(Collected data)
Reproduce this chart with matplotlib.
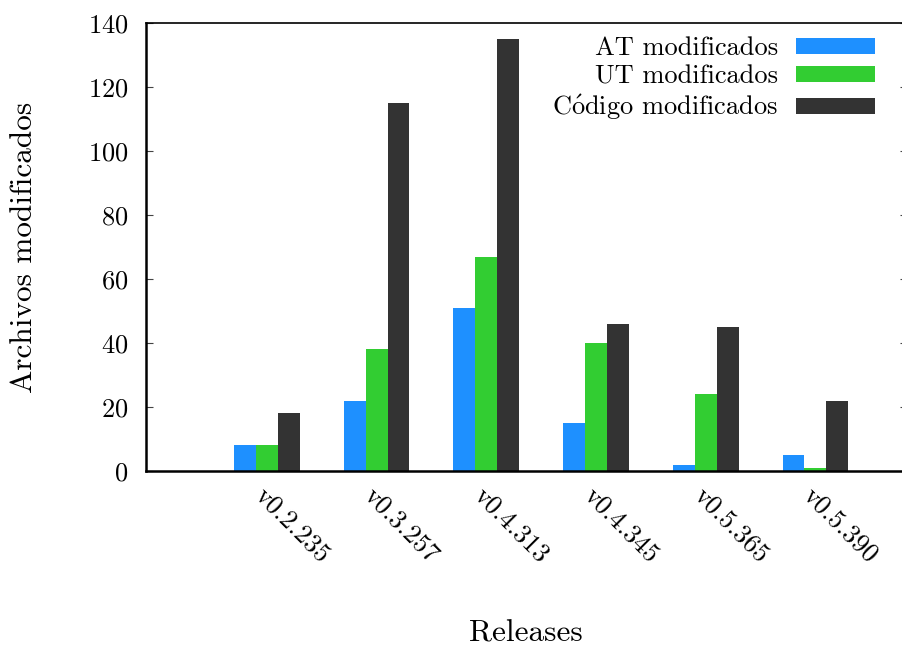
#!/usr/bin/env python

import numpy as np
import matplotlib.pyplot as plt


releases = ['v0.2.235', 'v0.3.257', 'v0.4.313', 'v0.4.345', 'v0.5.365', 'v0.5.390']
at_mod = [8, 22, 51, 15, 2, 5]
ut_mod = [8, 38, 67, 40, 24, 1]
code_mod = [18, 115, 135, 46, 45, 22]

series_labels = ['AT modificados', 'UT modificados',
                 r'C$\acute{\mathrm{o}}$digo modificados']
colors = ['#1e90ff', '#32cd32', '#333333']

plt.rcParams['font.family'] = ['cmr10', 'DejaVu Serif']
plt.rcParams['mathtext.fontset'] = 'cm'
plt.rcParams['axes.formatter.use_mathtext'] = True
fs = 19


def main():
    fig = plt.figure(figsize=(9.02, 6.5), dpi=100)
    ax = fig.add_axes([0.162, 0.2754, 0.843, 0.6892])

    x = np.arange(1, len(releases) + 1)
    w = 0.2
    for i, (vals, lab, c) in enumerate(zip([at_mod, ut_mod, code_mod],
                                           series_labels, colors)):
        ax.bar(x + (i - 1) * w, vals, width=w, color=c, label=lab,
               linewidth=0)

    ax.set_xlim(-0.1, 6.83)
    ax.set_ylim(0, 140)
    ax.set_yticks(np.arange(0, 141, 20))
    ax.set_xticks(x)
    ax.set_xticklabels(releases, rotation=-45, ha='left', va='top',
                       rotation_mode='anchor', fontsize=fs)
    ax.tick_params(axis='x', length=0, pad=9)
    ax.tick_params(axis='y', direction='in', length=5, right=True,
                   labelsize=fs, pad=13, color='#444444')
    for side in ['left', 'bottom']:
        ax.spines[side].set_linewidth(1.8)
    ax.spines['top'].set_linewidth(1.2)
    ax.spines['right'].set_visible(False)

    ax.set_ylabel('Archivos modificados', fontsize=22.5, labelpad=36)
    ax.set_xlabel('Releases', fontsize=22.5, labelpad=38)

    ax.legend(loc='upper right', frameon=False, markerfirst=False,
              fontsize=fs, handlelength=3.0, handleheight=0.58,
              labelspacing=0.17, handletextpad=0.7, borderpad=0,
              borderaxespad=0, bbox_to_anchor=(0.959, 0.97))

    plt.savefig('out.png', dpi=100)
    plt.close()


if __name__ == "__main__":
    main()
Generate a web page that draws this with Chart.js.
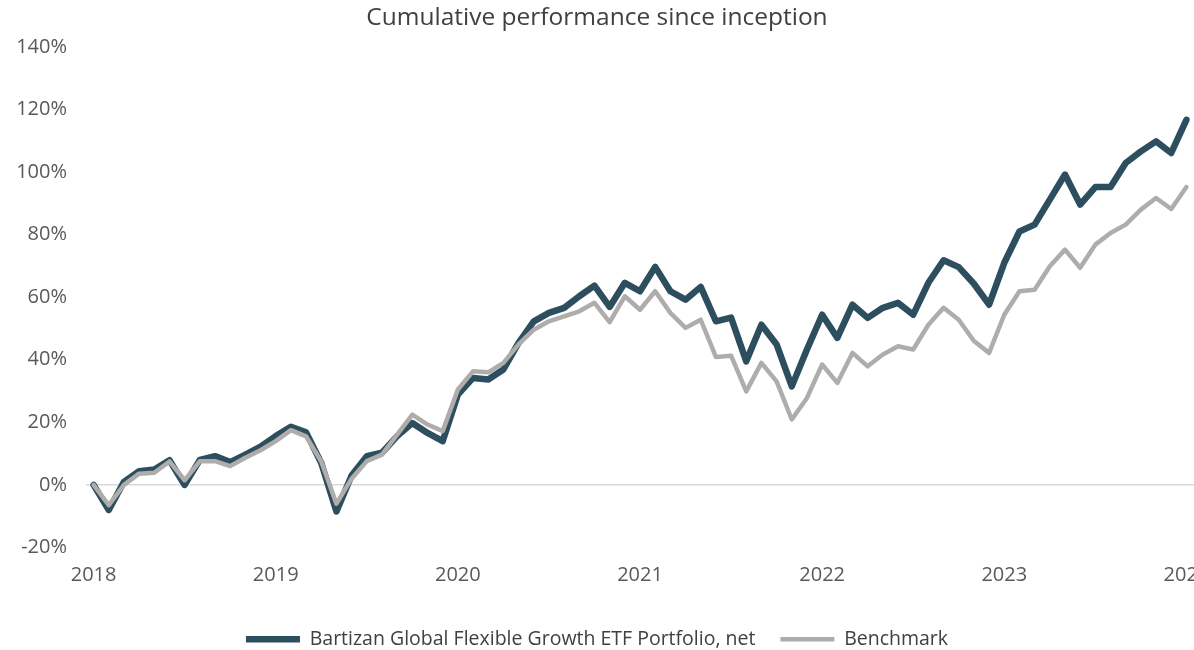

> _WORK TO BE COMPLETED_
Every line of text is to be repeated exactly; pictures are left out.

> _EXERCISE SOLUTION_
Reproduce this chart with matplotlib.
#!/usr/bin/env python

import numpy as np
import matplotlib.pyplot as plt


releases = ['v0.2.235', 'v0.3.257', 'v0.4.313', 'v0.4.345', 'v0.5.365', 'v0.5.390']
at_mod = [8, 22, 51, 15, 2, 5]
ut_mod = [8, 38, 67, 40, 24, 1]
code_mod = [18, 115, 135, 46, 45, 22]

series_labels = ['AT modificados', 'UT modificados',
                 r'C$\acute{\mathrm{o}}$digo modificados']
colors = ['#1e90ff', '#32cd32', '#333333']

plt.rcParams['font.family'] = ['cmr10', 'DejaVu Serif']
plt.rcParams['mathtext.fontset'] = 'cm'
plt.rcParams['axes.formatter.use_mathtext'] = True
fs = 19


def main():
    fig = plt.figure(figsize=(9.02, 6.5), dpi=100)
    ax = fig.add_axes([0.162, 0.2754, 0.843, 0.6892])

    x = np.arange(1, len(releases) + 1)
    w = 0.2
    for i, (vals, lab, c) in enumerate(zip([at_mod, ut_mod, code_mod],
                                           series_labels, colors)):
        ax.bar(x + (i - 1) * w, vals, width=w, color=c, label=lab,
               linewidth=0)

    ax.set_xlim(-0.1, 6.83)
    ax.set_ylim(0, 140)
    ax.set_yticks(np.arange(0, 141, 20))
    ax.set_xticks(x)
    ax.set_xticklabels(releases, rotation=-45, ha='left', va='top',
                       rotation_mode='anchor', fontsize=fs)
    ax.tick_params(axis='x', length=0, pad=9)
    ax.tick_params(axis='y', direction='in', length=5, right=True,
                   labelsize=fs, pad=13, color='#444444')
    for side in ['left', 'bottom']:
        ax.spines[side].set_linewidth(1.8)
    ax.spines['top'].set_linewidth(1.2)
    ax.spines['right'].set_visible(False)

    ax.set_ylabel('Archivos modificados', fontsize=22.5, labelpad=36)
    ax.set_xlabel('Releases', fontsize=22.5, labelpad=38)

    ax.legend(loc='upper right', frameon=False, markerfirst=False,
              fontsize=fs, handlelength=3.0, handleheight=0.58,
              labelspacing=0.17, handletextpad=0.7, borderpad=0,
              borderaxespad=0, bbox_to_anchor=(0.959, 0.97))

    plt.savefig('out.png', dpi=100)
    plt.close()


if __name__ == "__main__":
    main()
Generate a web page that draws this with Chart.js.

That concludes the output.